I say the first meeting… this was actually a one-off in that it was a chance to meet the 10 patients who have volunteered to join the group, recruited through posters across Oxfordshire, the internet, an article in the Oxford Times, a public talk and liberally distributed flyers. Future PAIR meetings will unite these patients and carers with the researchers and medical staff who comprise the other half of the group, and will be co-chaired by a professional and lay member.
We wanted to get diverse membership, and there they were, young and…a little older, men and women, patients and carers, some who knew the research world well and others for whom this was a first foray.
Their motivations ranged from wanting to help ensure research money is well spent to “just curious” and each one was inspiring in their enthusiasm and insight.
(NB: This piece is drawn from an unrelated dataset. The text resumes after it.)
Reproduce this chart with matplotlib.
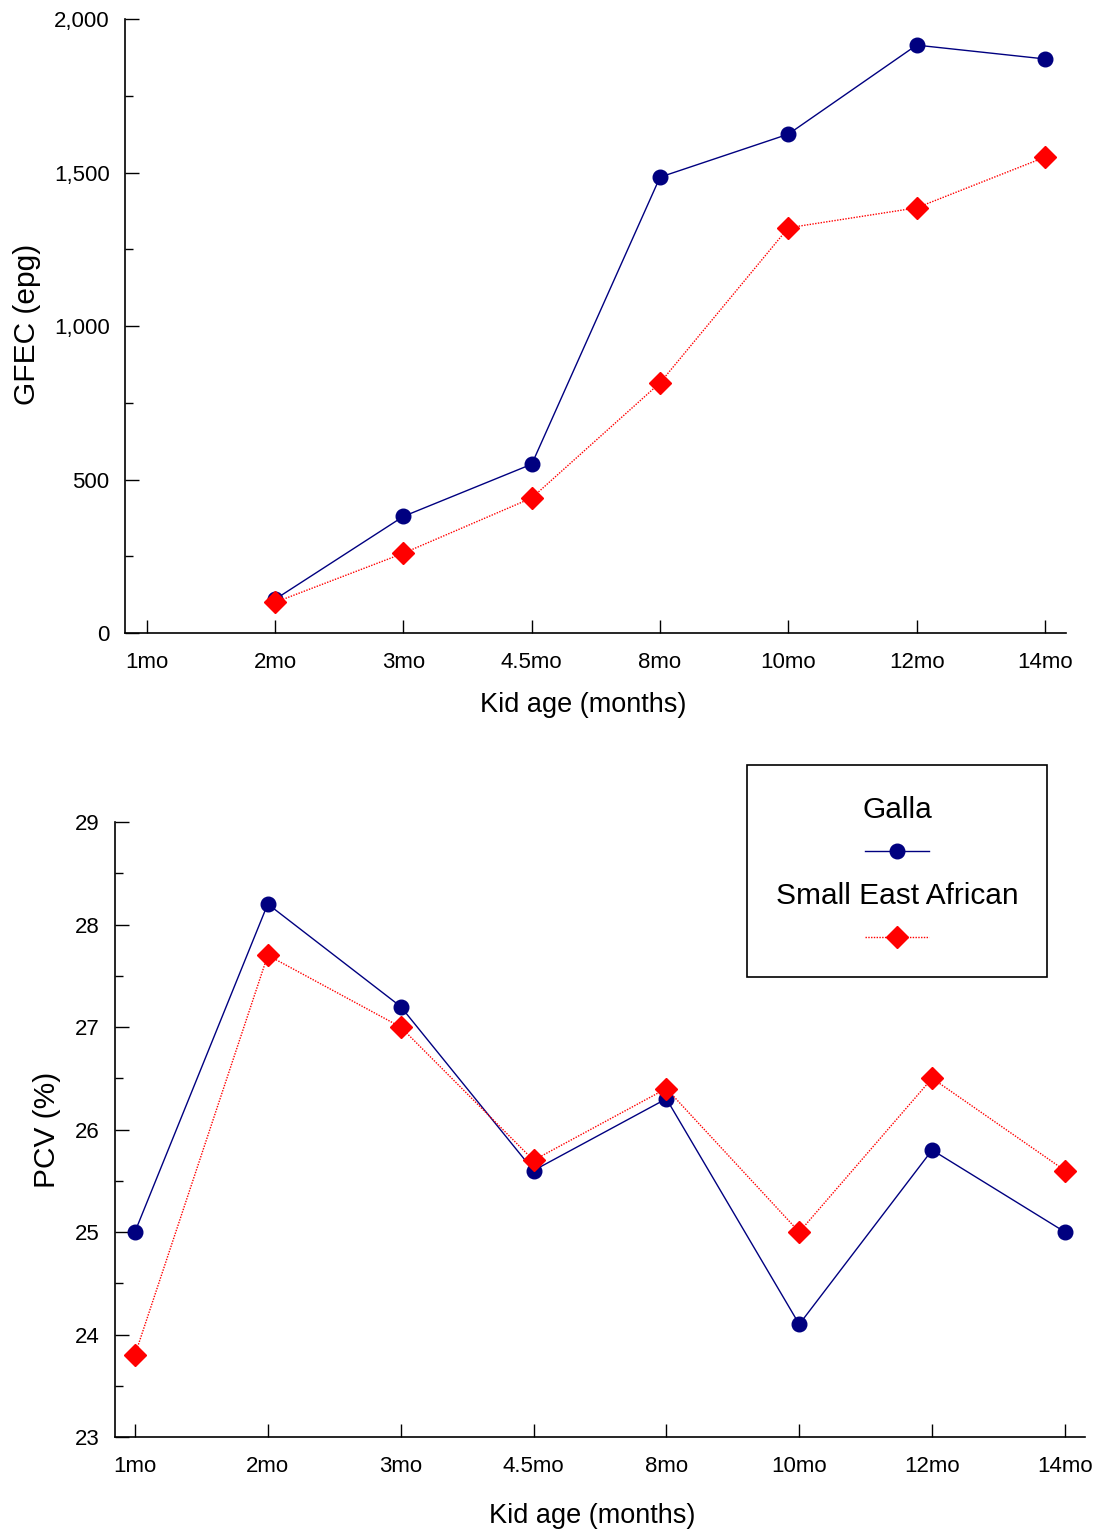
import matplotlib
matplotlib.use("Agg")
import matplotlib.pyplot as plt
from matplotlib.lines import Line2D
from matplotlib.patches import Rectangle
from matplotlib.ticker import MultipleLocator, FuncFormatter

plt.rcParams['font.family'] = ['Liberation Sans', 'DejaVu Sans']

# data
ages = ["1mo", "2mo", "3mo", "4.5mo", "8mo", "10mo", "12mo", "14mo"]
gfec_galla = [None, 110, 380, 550, 1485, 1625, 1915, 1870]
gfec_sea = [None, 100, 260, 440, 815, 1320, 1385, 1550]
pcv_galla = [25.0, 28.2, 27.2, 25.6, 26.3, 24.1, 25.8, 25.0]
pcv_sea = [23.8, 27.7, 27.0, 25.7, 26.4, 25.0, 26.5, 25.6]
breeds = ["Galla", "Small East African"]

galla_style = dict(color="#000080", lw=1.0, ls="-", marker="o", ms=10.5,
                   mfc="#000080", mec="#000080")
sea_style = dict(color="#ff0000", lw=1.0, ls=(0, (1, 1)), marker="D", ms=11.5,
                 mfc="#ff0000", mec="#ff0000")

fig = plt.figure(figsize=(10.98, 15.35), dpi=100)
ax1 = fig.add_axes([0.1138, 0.5876, 0.857, 0.4])
ax2 = fig.add_axes([0.1047, 0.0638, 0.8834, 0.4007])


def style_axis(ax, xlim):
    for s in ["top", "right"]:
        ax.spines[s].set_visible(False)
    for s in ["left", "bottom"]:
        ax.spines[s].set_linewidth(1.2)
    ax.set_xlim(*xlim)
    ax.set_xticks(range(len(ages)))
    ax.set_xticklabels(ages)
    ax.tick_params(axis="x", direction="in", length=9.5, width=1, pad=13.5,
                   labelsize=16)
    ax.tick_params(axis="y", which="major", direction="in", length=10,
                   width=1, pad=11, labelsize=16)
    ax.tick_params(axis="y", which="minor", direction="in", length=5.5,
                   width=1)


x = list(range(len(ages)))

# top: GFEC (no 1mo sample)
xs_g = [i for i, v in zip(x, gfec_galla) if v is not None]
ys_g = [v for v in gfec_galla if v is not None]
xs_s = [i for i, v in zip(x, gfec_sea) if v is not None]
ys_s = [v for v in gfec_sea if v is not None]
ax1.plot(xs_g, ys_g, **galla_style, zorder=3)
ax1.plot(xs_s, ys_s, **sea_style, zorder=4)
style_axis(ax1, (-0.171, 7.164))
ax1.set_ylim(0, 2000)
ax1.yaxis.set_major_locator(MultipleLocator(500))
ax1.yaxis.set_minor_locator(MultipleLocator(250))
ax1.yaxis.set_major_formatter(FuncFormatter(lambda v, p: f"{int(v):,}"))
ax1.set_ylabel("GFEC (epg)", fontsize=21.5)
ax1.yaxis.set_label_coords(-0.104, 0.502)
ax1.yaxis.label.set_va("center")
ax1.set_xlabel("Kid age (months)", fontsize=19.5)
ax1.xaxis.set_label_coords(0.487, -0.117)
ax1.xaxis.label.set_va("center")

# bottom: PCV
ax2.plot(x, pcv_galla, **galla_style, zorder=3)
ax2.plot(x, pcv_sea, **sea_style, zorder=4)
style_axis(ax2, (-0.15, 7.15))
ax2.set_ylim(23, 29)
ax2.yaxis.set_major_locator(MultipleLocator(1))
ax2.yaxis.set_minor_locator(MultipleLocator(0.5))
ax2.set_ylabel("PCV (%)", fontsize=21.5)
ax2.yaxis.set_label_coords(-0.070, 0.499)
ax2.yaxis.label.set_va("center")
ax2.set_xlabel("Kid age (months)", fontsize=19.5)
ax2.xaxis.set_label_coords(0.492, -0.128)
ax2.xaxis.label.set_va("center")

# legend box drawn in figure coordinates
fig.patches.append(Rectangle((0.6803, 0.3635), 0.2733, 0.1381,
                             transform=fig.transFigure, fill=False,
                             ec="black", lw=1.2))
fig.text(0.817, 0.4723, breeds[0], fontsize=21.5, ha="center", va="center")
fig.text(0.817, 0.4163, breeds[1], fontsize=21.5, ha="center", va="center")
for yy, st in [(0.4456, galla_style), (0.3896, sea_style)]:
    fig.lines.append(Line2D([0.788, 0.846], [yy, yy], transform=fig.transFigure,
                            color=st["color"], lw=st["lw"], ls=st["ls"]))
    fig.lines.append(Line2D([0.817], [yy], transform=fig.transFigure,
                            ls="none", marker=st["marker"], ms=st["ms"],
                            mfc=st["mfc"], mec=st["mec"]))

fig.savefig("out.png", dpi=100)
I much look forward to working with them to bring the patient and carer voice to the strategy of the NIHR Oxford Biomedical Research Centre (BRC).
This will in turn help us to support PPI activities within our research themes and our sister biomedical research unit as they increasingly involve patients throughout their research cycles, planning what to do and how to do it.
There are three immediate next steps for PAIR. Firstly, helping us refine and progress plans for a website, developed with and for patients, enabling them to find opportunities for research involvement across the Thames Valley.
Secondly, working with us to understand, through the patient prism, the requirement of all Biomedical Research Centres to “provide a key component of the NHS contribution to our nation’s international competitiveness”.
This piece of work, a first for any BRC or BRU, will get to the heart of how patients want us to develop and deliver on our commitment to working with commercial partners such as the drug industry.
And thirdly, rounding up all our PPI activities, helping us ensure that our emerging PPI strategy – a plan that will take us to the end of this BRC phase in 2017 – is right for patients and carers.
There’s a lot going on, and we are delighted to have such strong new voices to guide us.